The things I do on a daily basis may not seem to have a practical purpose, but they enrich me. It is like mediating. How can merely sitting quietly by yourself for ten minutes a day make a difference to our lives? Yet almost mystically, the daily practice of being capable of sitting in silence for that ten minutes will compound to form a profound inner resource.
Our brains are complex neural networks. They take everything we perceive, learn, consume, absorb and it generates feelings, thoughts and ideas from these things. If we don’t learn to manage it well, it haunts us with terrifying thoughts and uncomfortable feelings. Yet even within this mental instability it is capable of generating profound creative beauty (think about all the artists, writers, poets). If we learn to be equal to it, to coexist with it, it can be a limitless reservoir of creative resources, generated by infinite permutations of nodes.

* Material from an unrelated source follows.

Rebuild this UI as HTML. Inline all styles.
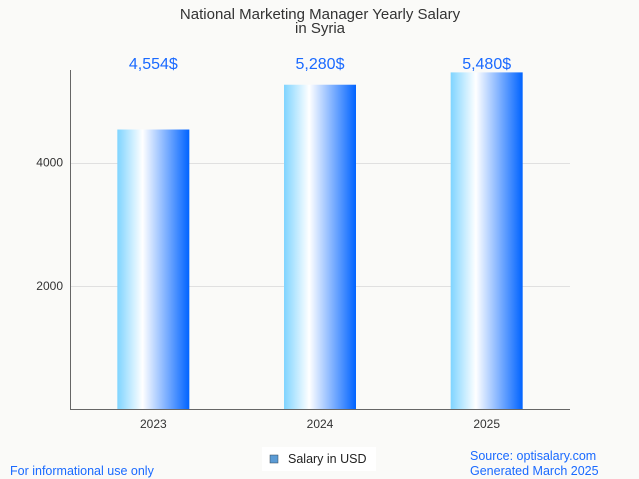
<!DOCTYPE html>
<html><head><meta charset="utf-8"><style>
body{margin:0;background:#fafaf8;font-family:"Liberation Sans",sans-serif;}
svg{display:block}
</style></head><body>
<svg width="639" height="479">
<defs><linearGradient id="g" x1="0" x2="1" y1="0" y2="0">
<stop offset="0" stop-color="#7fd4ff"/><stop offset="0.35" stop-color="#ffffff"/><stop offset="1" stop-color="#0063ff"/></linearGradient></defs>
<text x="320" y="19" text-anchor="middle" font-size="15" fill="#333">National Marketing Manager Yearly Salary</text>
<text x="320" y="33" text-anchor="middle" font-size="15" fill="#333">in Syria</text>
<g id="grid"></g><g id="bars"></g>
<line x1="70.5" y1="70" x2="70.5" y2="409.5" stroke="#666"/>
<line x1="70" y1="409.5" x2="570" y2="409.5" stroke="#666"/>
<rect x="262" y="447" width="114" height="24" fill="#fff"/>
<rect x="270" y="455" width="8" height="8" fill="#5b9bd5" stroke="#345" stroke-width="0.5"/>
<text x="288" y="463" font-size="12.5" fill="#222">Salary in USD</text>
<text x="10" y="475" font-size="12.5" fill="#1a6aff">For informational use only</text>
<text x="470" y="460" font-size="12.5" fill="#1a6aff">Source: optisalary.com</text>
<text x="470" y="475" font-size="12.5" fill="#1a6aff">Generated March 2025</text>
</svg>
<script>
const categories=["2023","2024","2025"];
const values=[4554,5280,5480];
const valueLabels=["4,554$","5,280$","5,480$"];
const yTicks=[2000,4000];
const ns="http://www.w3.org/2000/svg";
const x0=70,plotW=500,y0=409.5,k=0.0617,bw=72;
function y(v){return y0-v*k;}
function xc(i){return x0+plotW/categories.length*(i+0.5);}
const grid=document.getElementById('grid'),bars=document.getElementById('bars');
function mk(tag,attrs,parent){const e=document.createElementNS(ns,tag);for(const a in attrs)e.setAttribute(a,attrs[a]);parent.appendChild(e);return e;}
yTicks.forEach(t=>{
 const l=mk('line',{x1:70,x2:570,y1:Math.round(y(t))+0.5,y2:Math.round(y(t))+0.5,stroke:'#e0e0e0'},grid);
 
 
 const tx=mk('text',{x:63,y:y(t)+4,'text-anchor':'end','font-size':12,fill:'#333'},grid);
 tx.textContent=t;
 
 
});
categories.forEach((c,i)=>{
 const r=mk('rect',{x:xc(i)-bw/2,y:y(values[i])+1,width:bw,height:y0-y(values[i])-1,fill:'url(#g)'},bars);
 
 
 const v=mk('text',{x:xc(i),y:69,'text-anchor':'middle','font-size':16,fill:'#1a6aff'},bars);
 v.textContent=valueLabels[i];
 
 
 const t=mk('text',{x:xc(i),y:428,'text-anchor':'middle','font-size':12,fill:'#333'},bars);
 t.textContent=c;
 
 
});
</script>
</body></html>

This is the essence within us. Something melded with every self we are and every event we experience. No one’s essence can be identical with another. Something seemingly simple as the way we write is an outcome of all the interactions we’ve had in our life. We can tell a lot about the inner lives of people with what they express: writing, art, photography, projects, buildings, etc. This is what makes living potentially beautiful. We’re able to have a non-stop stream of witnessing what comes out of all these inner lives. This is not something that may be correlated to academic or career success or how much material wealth we have. The journey to enriching our essence is invisible.
What is your essence? Have you gotten to know it intimately? I know mine is expressed on this website. Everyone who visits here will perceive it differently. That’s potentially another beautiful aspect of living – to have unlimited interpretations of our essence. We also take a little bit of each other’s essences and they form ours. Us, human beings, can be a very beautiful network of living art, but. Here we are, living as utilities.
I guess part of the reason why I am writing this apart from merely expressing my thoughts – I think many people don’t take their inner lives and creative impulses seriously enough. Many people believe themselves to be ordinary, that what they think and do can be easily replicated, or their creative output is so unworthy of expression. I have peers who are great writers, but they don’t publish a word. Many friends are intrigued by art, but they don’t bother pursuing anything because they think creative output must be driven by natural talent.
Our lives are ours to lead, for better or for worse. Being creative is simply being human. We can make something that is directly the outcome of our own unique essences. We don’t have to make someone buy it for something to be creative. Whatever we make, can only be made by us. Even if it looks exactly the same as a tutorial we’re following, the thoughts and feelings we have from the making process, the learnings, the mirrored reflections, the increased self-understanding – those are ours and ours only, and will lead to a deeper enrichment. A type of enrichment that will not appear on linkedin, but it may form that part of us that will contribute to how we will feel on our deathbeds.